|Title||Execution of St John the Baptist|
|Collection||Birmingham Museum and Art Gallery|
|Artist|| Attributed to Schiavone, Andrea (Italian painter, printmaker, and draftsman, ca. 1500-1563, born in Dalmatia)
Previously attributed to Sustris, Lambert (Italian and Dutch painter, born ca. 1515-after 1560)
|Date Earliest||about 1540|
|Date Latest||about 1563|
|Description||John the Baptist denounced King Herod for his unlawful marriage to Herodias, his brother's widow, and was thrown into prison. During a feast at the palace, Herod's step-daughter Salome, danced so beautifully that Herod offered her any gift she asked. Her mother told her to demand the head of John. Rather than break his word, Herod ordered the execution and his head was presented to Salome on a dish. Here the executioner offers the head to Salome who averts her gaze while, in the distance, the feast continues.

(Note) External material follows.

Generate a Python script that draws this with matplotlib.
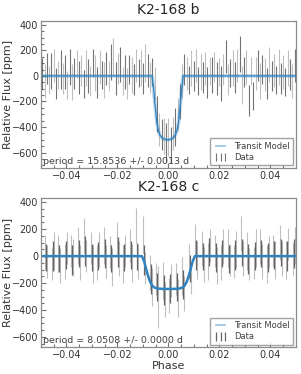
import numpy as np
import matplotlib.pyplot as plt
from matplotlib.lines import Line2D
from matplotlib.ticker import MultipleLocator, AutoMinorLocator

# --- K2-168 b: folded light curve ---
phase_b = [-0.0495, -0.0486, -0.0477, -0.0468, -0.0459, -0.0450, -0.0441, -0.0432, -0.0423, -0.0414,
           -0.0405, -0.0396, -0.0387, -0.0378, -0.0369, -0.0360, -0.0351, -0.0342, -0.0333, -0.0324,
           -0.0315, -0.0306, -0.0297, -0.0288, -0.0279, -0.0270, -0.0261, -0.0252, -0.0243, -0.0234,
           -0.0225, -0.0216, -0.0207, -0.0198, -0.0189, -0.0180, -0.0171, -0.0162, -0.0153, -0.0144,
           -0.0135, -0.0126, -0.0117, -0.0108, -0.0099, -0.0090, -0.0081, -0.0072, -0.0063, -0.0054,
           -0.0045, -0.0036, -0.0027, -0.0018, -0.0009, 0.0000, 0.0009, 0.0018, 0.0027, 0.0036,
           0.0045, 0.0054, 0.0063, 0.0072, 0.0081, 0.0090, 0.0099, 0.0108, 0.0117, 0.0126,
           0.0135, 0.0144, 0.0153, 0.0162, 0.0171, 0.0180, 0.0189, 0.0198, 0.0207, 0.0216,
           0.0225, 0.0234, 0.0243, 0.0252, 0.0261, 0.0270, 0.0279, 0.0288, 0.0297, 0.0306,
           0.0315, 0.0324, 0.0333, 0.0342, 0.0351, 0.0360, 0.0369, 0.0378, 0.0387, 0.0396,
           0.0405, 0.0414, 0.0423, 0.0432, 0.0441, 0.0450, 0.0459, 0.0468, 0.0477, 0.0486,
           0.0495]
flux_b = [20, -40, 60, -30, 40, 80, -60, 10, 50, -20,
          30, -70, 70, -50, 20, 90, -10, 40, -60, 60,
          0, -40, 100, 20, -50, 70, 10, -30, 60, 0,
          110, 150, -20, 60, 90, -40, 30, -60, 50, 10,
          -30, 80, 20, 60, -20, 100, 40, -10, 30, -60,
          -300, -420, -460, -470, -520, -480, -540, -450, -400, -300,
          -200, -40, 50, 20, -30, 60, 0, 80, -40, 30,
          -10, 60, -50, 40, 10, 70, -20, 30, -60, 50,
          150, -30, 20, 60, -10, 80, 170, -70, 30, 70,
          -190, 40, -160, 20, 80, -40, 50, 10, -60, 90,
          0, 40, -30, 70, -20, 30, -50, 60, 10, -40,
          80]
err_b = [120, 130, 120, 110, 140, 130, 120, 110, 150, 120,
         130, 110, 140, 140, 120, 110, 130, 120, 110, 140,
         130, 120, 110, 140, 120, 130, 110, 140, 130, 120,
         140, 150, 130, 120, 140, 110, 130, 120, 110, 140,
         120, 130, 110, 140, 120, 150, 130, 120, 110, 130,
         140, 130, 120, 140, 150, 150, 140, 130, 150, 130,
         140, 130, 120, 130, 110, 140, 120, 130, 110, 140,
         120, 130, 120, 110, 140, 120, 130, 110, 140, 120,
         130, 120, 110, 140, 120, 130, 140, 150, 120, 130,
         120, 110, 110, 130, 120, 140, 110, 130, 120, 140,
         120, 130, 110, 140, 120, 130, 110, 140, 120, 130,
         130]
model_phase_b = [-0.05, -0.0064, -0.0058, -0.0054, -0.0050, -0.0046, -0.0040, -0.0034, -0.0025, -0.0014, -0.0003,
                 0.0008, 0.0019, 0.0028, 0.0034, 0.0040, 0.0044, 0.0048, 0.0052, 0.0058, 0.05]
model_flux_b = [0, 0, -100, -200, -270, -360, -420, -460, -485, -497, -500,
                -497, -485, -460, -420, -360, -270, -200, -100, 0, 0]

# --- K2-168 c: folded light curve (groups of three points) ---
phase_c = [-0.0480, -0.0454, -0.0429, -0.0403, -0.0378, -0.0352, -0.0326, -0.0301, -0.0275, -0.0250,
           -0.0224, -0.0198, -0.0173, -0.0147, -0.0122, -0.0096, -0.0070, -0.0045, -0.0019, 0.0006,
           0.0032, 0.0058, 0.0083, 0.0109, 0.0134, 0.0160, 0.0186, 0.0211, 0.0237, 0.0262,
           0.0288, 0.0314, 0.0339, 0.0365, 0.0390, 0.0416, 0.0442, 0.0467, 0.0493]
flux_c_mid = [-10, 0, -20, 10, -30, 20, 40, -10, 0, 20,
              -20, 30, -10, 10, 0, -30, -170, -230, -250, -240,
              -230, -210, -90, 10, 0, 30, -10, 20, -20, 10,
              30, -20, 0, 20, -10, 10, 30, 0, 20]
flux_c_left = [30, -60, 20, -40, 40, 80, 150, 60, -50, 80,
               30, 120, -60, 80, 230, 160, -120, -170, -180, -290,
               -170, -150, -40, 120, 60, -40, 40, -50, 60, -40,
               170, 40, -50, 70, -60, 40, 100, -30, -20]
flux_c_right = [-40, 40, -70, 60, -10, -50, 0, -60, 50, -40,
                -80, -20, 40, -50, -40, -90, -230, -300, -320, -180,
                -310, -280, -160, -30, -60, 80, -70, 70, -30, 50,
                -20, -60, 60, -40, 30, -30, -20, 90, 80]
err_c_mid = [100, 110, 100, 105, 110, 100, 110, 100, 105, 110,
             100, 110, 100, 105, 100, 110, 110, 105, 110, 110,
             105, 110, 100, 110, 100, 105, 110, 100, 105, 110,
             100, 110, 105, 100, 110, 105, 100, 110, 105]
err_c_left = [130, 120, 140, 130, 120, 140, 130, 120, 130, 140,
              120, 130, 140, 120, 130, 140, 130, 120, 140, 130,
              120, 140, 130, 120, 130, 140, 120, 130, 140, 120,
              130, 140, 120, 130, 140, 120, 130, 140, 120]
err_c_right = [120, 140, 130, 120, 140, 130, 120, 140, 130, 120,
               140, 130, 120, 140, 130, 120, 140, 230, 130, 120,
               140, 130, 120, 140, 130, 120, 140, 130, 120, 140,
               130, 120, 140, 130, 120, 140, 130, 120, 140]
model_phase_c = [-0.05, -0.0104, -0.0095, -0.0088, -0.0080, -0.0072, -0.0064, -0.0055, -0.0045, -0.0025, 0.0,
                 0.0025, 0.0045, 0.0055, 0.0064, 0.0072, 0.0080, 0.0088, 0.0095, 0.0104, 0.05]
model_flux_c = [0, 0, -40, -90, -145, -190, -218, -233, -240, -243, -244,
                -243, -240, -233, -218, -190, -145, -90, -40, 0, 0]
offset_c = 0.0004

titles = ["K2-168 b", "K2-168 c"]
period_texts = ["period = 15.8536 +/- 0.0013 d", "period = 8.0508 +/- 0.0000 d"]
ylims = [(-720, 430), (-677, 430)]

blue = "#2f83c0"
fig = plt.figure(figsize=(3.01, 3.74), dpi=100)
ax_b = fig.add_axes([0.136, 0.551, 0.847, 0.393])
ax_c = fig.add_axes([0.136, 0.0714, 0.847, 0.3986])

# panel b
pb = np.array(phase_b)
fb = np.array(flux_b)
eb = np.array(err_b)
data_b = ax_b.errorbar(pb[::2], fb[::2], yerr=eb[::2], fmt="none", ecolor="k", alpha=0.55, elinewidth=0.8)
ax_b.errorbar(pb[1::2], fb[1::2], yerr=eb[1::2], fmt="none", ecolor="k", alpha=0.25, elinewidth=0.8)
ax_b.plot(model_phase_b, model_flux_b, color=blue, lw=2.6, alpha=0.3)
ax_b.plot(model_phase_b, model_flux_b, color=blue, lw=0.9)

# panel c
pc = np.array(phase_c)
data_c = ax_c.errorbar(pc, flux_c_mid, yerr=err_c_mid, fmt="none", ecolor="k", alpha=0.6, elinewidth=0.9)
ax_c.errorbar(pc - offset_c, flux_c_left, yerr=err_c_left, fmt="none", ecolor="k", alpha=0.25, elinewidth=0.8)
ax_c.errorbar(pc + offset_c, flux_c_right, yerr=err_c_right, fmt="none", ecolor="k", alpha=0.25, elinewidth=0.8)
ax_c.plot(model_phase_c, model_flux_c, color=blue, lw=1.8)

model_handle = Line2D([], [], color=blue, alpha=0.5, lw=1.2)
for ax, title, ptxt, ylim, dh in zip([ax_b, ax_c], titles, period_texts, ylims, [data_b, data_c]):
    ax.set_xlim(-0.05, 0.05)
    ax.set_ylim(*ylim)
    ax.set_title(title, fontsize=10, color="0.15", pad=5)
    ax.set_ylabel("Relative Flux [ppm]", fontsize=8, color="0.2")
    ax.yaxis.set_label_coords(-0.108, 0.5)
    ax.xaxis.set_major_locator(MultipleLocator(0.02))
    ax.xaxis.set_minor_locator(AutoMinorLocator(4))
    ax.yaxis.set_major_locator(MultipleLocator(200))
    ax.yaxis.set_minor_locator(AutoMinorLocator(4))
    ax.tick_params(which="both", direction="in", labelsize=7, colors="0.45", labelcolor="0.2", width=0.8)
    ax.tick_params(which="major", length=3.5, pad=2)
    ax.tick_params(which="minor", length=2)
    for s in ax.spines.values():
        s.set_color("0.55")
        s.set_linewidth(0.9)
    ax.text(0.008, 0.015, ptxt, transform=ax.transAxes, fontsize=6.8, color="0.25", ha="left", va="bottom")
    leg = ax.legend([model_handle, dh], ["Transit Model", "Data"], loc="lower right", fontsize=6,
                    numpoints=3, borderaxespad=0.3, handlelength=1.7, labelspacing=0.3, fancybox=False)
    leg.get_frame().set_edgecolor("0.55")
    for t in leg.get_texts():
        t.set_color("0.25")

ax_c.set_xlabel("Phase", fontsize=8, color="0.2", labelpad=1)

fig.savefig("out.png", dpi=100)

John is seen as the forerunner of Christ. Images of his severed head were once though to have the ability to cure sickness. It was a popular subject in Renaissance art, allowing painters to exploit the contrast between murderous violence and female beauty in the figure of Salome.
|Current Accession Number||1963P9|
|Former Accession Number||P.9´63|
|Subject||religion (St John the Baptist)|
|Measurements||116.9 x 161.2 cm cm (estimate)|
|Material||oil on canvas|
|Acquisition Details||Purchased from P. & D. Colnaghi Co. Ltd 1963.|
|Publications||Foreign Paintings in Birmingham Museum and Art Gallery, A Summary Catalogue, 1983, no. 132|
|Notes||Attribution to Lambert Sustris, a Dutch artist active in Venice, suggested by Marco Lucco in 1986.
Drawing which may relate to this painting was sold as by Santi di Tito at Christie's, 14 April 1992, lot 95. The figure of Salome in this drawing is similar in posture, though facing right, costume and billowing drapery behind the figure. A more similar drawing attributed to Schiavone in Richardson, F. L., 'Some Pen Drawings by Andrea Schiavone' in Master Drawings, 14, 1976, p. 32 - 39, pl. 3 (Drawing in the Museo Civico, Bassano, riva 9). The figure of Salome in this drawing is very similar to that in 1963P9. Richardson argues good case for this drawing being by Schiavone.